- (no subject)
- January 1st, 2012
If everyone gave me a second chance, I'd show them how good a person I am. I get mad when people try to help. Everyone thinks I need help, they always try to help me. I can take care of myself... If I need help or don't understand , then I will ask for help. But I try do do something and everyone says
"Here, let me help you," or " I'll do it for you"
Im not special... I'm not retarded, it annoys me when people assume I need help. If I were as they say about themselves ''normal'' then would they go away and only help me when I ask for it?
I have ADD , so what? It makes me upset when I am focusing and people interrupt me, it makes me wanna scream at the top of my lungs.
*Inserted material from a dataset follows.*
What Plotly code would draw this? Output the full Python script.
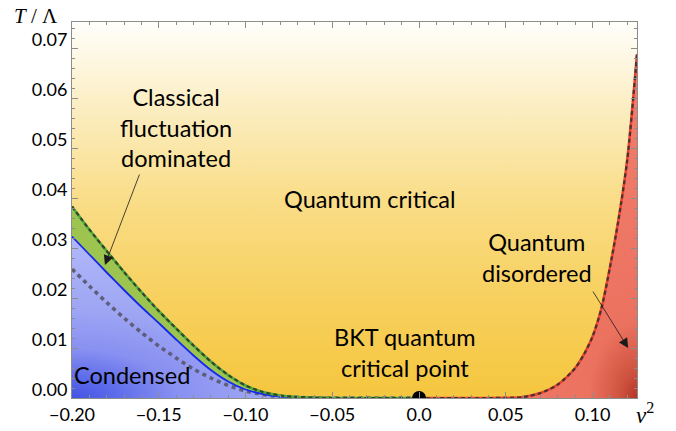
import plotly.graph_objects as go

# ---------------- data ----------------
nu2_left = [-0.20, -0.19, -0.18, -0.17, -0.16, -0.15, -0.14, -0.13, -0.12, -0.11,
            -0.10, -0.09, -0.08, -0.07, -0.06, -0.05, -0.04, -0.03, -0.02, -0.01, 0.0]
# BKT transition temperature (solid blue)
t_bkt = [0.0323, 0.0287, 0.0251, 0.0216, 0.0182, 0.0150, 0.0117, 0.0085, 0.0056, 0.0033,
         0.0017, 0.0008, 0.0003, 0.0001, 0.00003, 0.0, 0.0, 0.0, 0.0, 0.0, 0.0]
# classical-fluctuation crossover (dashed green)
t_cross = [0.0383, 0.0337, 0.0294, 0.0252, 0.0212, 0.0174, 0.0139, 0.0105, 0.0073, 0.0046,
           0.0025, 0.0012, 0.0005, 0.0002, 0.00006, 0.0, 0.0, 0.0, 0.0, 0.0, 0.0]
# dotted gray curve
t_dotted = [0.0258, 0.0224, 0.0191, 0.0160, 0.0131, 0.0104, 0.0080, 0.0058, 0.0040, 0.0025,
            0.0014, 0.0007, 0.0003, 0.0001, 0.00003, 0.0, 0.0, 0.0, 0.0, 0.0, 0.0]
# quantum-disordered crossover (dashed red)
nu2_right = [0.0, 0.02, 0.04, 0.05, 0.06, 0.07, 0.08, 0.09, 0.095, 0.10, 0.105, 0.11, 0.115, 0.12, 0.1256]
t_qd = [0.0, 0.0, 0.0, 0.00003, 0.0002, 0.0010, 0.0027, 0.0060, 0.0087, 0.0123, 0.0178,
        0.0261, 0.0358, 0.0477, 0.0688]

x_ticks = [-0.20, -0.15, -0.10, -0.05, 0.0, 0.05, 0.10]
x_ticktext = ["\u22120.20", "\u22120.15", "\u22120.10", "\u22120.05", "0.0", "0.05", "0.10"]
y_ticks = [0.00, 0.01, 0.02, 0.03, 0.04, 0.05, 0.06, 0.07]
y_ticktext = ["0.00", "0.01", "0.02", "0.03", "0.04", "0.05", "0.06", "0.07"]

X_MIN, X_MAX = -0.20, 0.1256
Y_MIN, Y_MAX = 0.0, 0.0752

FONT = "Lato"
AX = "#8c8c8c"

fig = go.Figure()

# yellow background (quantum critical)
fig.add_trace(go.Scatter(
    x=[X_MIN, X_MAX, X_MAX, X_MIN], y=[Y_MIN, Y_MIN, Y_MAX, Y_MAX],
    mode="none", fill="toself",
    fillgradient=dict(type="vertical", colorscale=[
        [0.0, "#f5c63e"], [0.26, "#f7d05d"], [0.53, "#f9dd88"], [0.79, "#fcefc6"], [1.0, "#fffffb"]]),
    hoverinfo="skip", showlegend=False))

# condensed region (radial gradient centred on bottom-left corner)
span_x = 0.0 - X_MIN
bx = [X_MIN - span_x, X_MIN] + nu2_left + [0.0, X_MIN - span_x]
by = [t_bkt[0], t_bkt[0]] + t_bkt + [-t_bkt[0], -t_bkt[0]]
fig.add_trace(go.Scatter(
    x=bx, y=by, mode="none", fill="toself",
    fillgradient=dict(type="radial", colorscale=[
        [0.0, "#4454e4"], [0.12, "#5b6aea"], [0.3, "#8890f1"], [0.55, "#9ea6f4"], [1.0, "#b2b8f9"]]),
    hoverinfo="skip", showlegend=False))

# classical fluctuation band (green)
fig.add_trace(go.Scatter(
    x=nu2_left + nu2_left[::-1], y=t_cross + t_bkt[::-1],
    mode="none", fill="toself", fillcolor="#9cc44f",
    hoverinfo="skip", showlegend=False))

# quantum disordered region (radial gradient centred on bottom-right corner)
ext = X_MAX + (X_MAX - 0.0)
rx = nu2_right + [ext, ext, 0.0]
ry = t_qd + [t_qd[-1], -t_qd[-1], -t_qd[-1]]
fig.add_trace(go.Scatter(
    x=rx, y=ry, mode="none", fill="toself",
    fillgradient=dict(type="radial", colorscale=[
        [0.0, "#b53525"], [0.08, "#cf5440"], [0.22, "#ec7260"], [1.0, "#f27e6c"]]),
    hoverinfo="skip", showlegend=False))

# dotted gray curve
fig.add_trace(go.Scatter(
    x=nu2_left, y=t_dotted, mode="lines", line=dict(color="#5e5e7a", width=3.6, dash="4px,4px", shape="spline", smoothing=0.8),
    hoverinfo="skip", showlegend=False))

# BKT line (blue)
fig.add_trace(go.Scatter(
    x=nu2_left, y=t_bkt, mode="lines", line=dict(color="#1428f0", width=1.8, shape="spline", smoothing=0.8),
    hoverinfo="skip", showlegend=False))

# classical crossover line: green with dark dashes
fig.add_trace(go.Scatter(
    x=nu2_left, y=t_cross, mode="lines", line=dict(color="#4caa3c", width=2.6, shape="spline", smoothing=0.8),
    hoverinfo="skip", showlegend=False))
fig.add_trace(go.Scatter(
    x=nu2_left, y=t_cross, mode="lines", line=dict(color="#34452e", width=2.2, dash="4px,3px", shape="spline", smoothing=0.8),
    hoverinfo="skip", showlegend=False))

# quantum disordered crossover line: red with dark dashes
fig.add_trace(go.Scatter(
    x=nu2_right, y=t_qd, mode="lines", line=dict(color="#ea4430", width=2.6, shape="spline", smoothing=0.8),
    hoverinfo="skip", showlegend=False))
fig.add_trace(go.Scatter(
    x=nu2_right, y=t_qd, mode="lines", line=dict(color="#4a3232", width=2.2, dash="4px,3px", shape="spline", smoothing=0.8),
    hoverinfo="skip", showlegend=False))

# BKT quantum critical point
fig.add_trace(go.Scatter(
    x=[0.0], y=[0.0], mode="markers", marker=dict(color="black", size=14),
    cliponaxis=True, hoverinfo="skip", showlegend=False))

txt = dict(family=FONT, size=23.5, color="black")
annotations = [
    dict(x=-0.1403, y=0.0542, text="Classical<br>fluctuation<br>dominated", showarrow=False, font=txt,
         xanchor="center", yanchor="middle"),
    dict(x=-0.0282, y=0.0398, text="Quantum critical", showarrow=False, font=txt,
         xanchor="center", yanchor="middle"),
    dict(x=0.068, y=0.0282, text="Quantum<br>disordered", showarrow=False, font=txt,
         xanchor="center", yanchor="middle"),
    dict(x=-0.0081, y=0.0092, text="BKT quantum<br>critical point", showarrow=False, font=txt,
         xanchor="center", yanchor="middle"),
    dict(x=-0.1654, y=0.0046, text="Condensed", showarrow=False, font=txt,
         xanchor="center", yanchor="middle"),
    # arrows
    dict(x=-0.181, y=0.0266, ax=-0.1608, ay=0.045, xref="x", yref="y", axref="x", ayref="y",
         text="", showarrow=True, arrowhead=2, arrowsize=2.4, arrowwidth=0.8, arrowcolor="#1a1a1a"),
    dict(x=0.1205, y=0.0100, ax=0.0997, ay=0.0216, xref="x", yref="y", axref="x", ayref="y",
         text="", showarrow=True, arrowhead=2, arrowsize=2.4, arrowwidth=0.8, arrowcolor="#1a1a1a"),
    # axis titles
    dict(x=-0.064, y=1.016, xref="paper", yref="paper", text="<i>T</i> / \u039b", showarrow=False,
         xanchor="center", yanchor="middle",
         font=dict(family="Liberation Serif", size=21, color="black")),
    dict(x=1.014, y=-0.042, xref="paper", yref="paper", text="<i>\u03bd</i><sup>2</sup>", showarrow=False,
         xanchor="center", yanchor="middle",
         font=dict(family="Liberation Serif", size=23, color="black")),
]

fig.update_layout(
    width=676, height=431,
    margin=dict(l=72, r=39, t=22, b=33, autoexpand=False),
    paper_bgcolor="white", plot_bgcolor="white",
    annotations=annotations,
    showlegend=False,
)
fig.update_xaxes(
    range=[X_MIN, X_MAX], tickmode="array", tickvals=x_ticks, ticktext=x_ticktext,
    ticks="inside", ticklen=6, tickwidth=1, tickcolor=AX, automargin=False,
    showline=True, linecolor=AX, linewidth=1, mirror="allticks",
    showgrid=False, zeroline=False,
    tickfont=dict(family=FONT, size=18, color="black"),
    minor=dict(tickmode="linear", tick0=0, dtick=0.01, ticks="inside", ticklen=3, tickcolor=AX, showgrid=False),
)
fig.update_yaxes(
    range=[Y_MIN, Y_MAX], tickmode="array", tickvals=y_ticks, ticktext=y_ticktext,
    ticks="inside", ticklen=6, tickwidth=1, tickcolor=AX, automargin=False,
    showline=True, linecolor=AX, linewidth=1, mirror="allticks",
    showgrid=False, zeroline=False, ticklabelshift=-8,
    tickfont=dict(family=FONT, size=18, color="black"),
    minor=dict(tickmode="linear", tick0=0, dtick=0.002, ticks="inside", ticklen=3, tickcolor=AX, showgrid=False),
)

fig.write_html("out.html")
And NO, I don't have brain damage... I just may be dumb. Or at least that's what everyone else thinks of me. The last time I was left in peace was when I was building a wood sculpture... I was fine. Then the jerk broke it up after I worked on it for three months.
Now everyone assumes I need help. Either that or I'm dumb. If they only knew the story of my past, they'd stop calling me an idiot. But they will still call me an idiot.
Sometimes I may get confused and spell wrong or get left and right mixed up, or I may say something that makes no sense...
Just because I'm different doesn't mean I don't have feelings, but I do... And they have been crushed all my life..
I won't ask for your help unless I need it!
I stand up to only be tripped again...~ Sammy...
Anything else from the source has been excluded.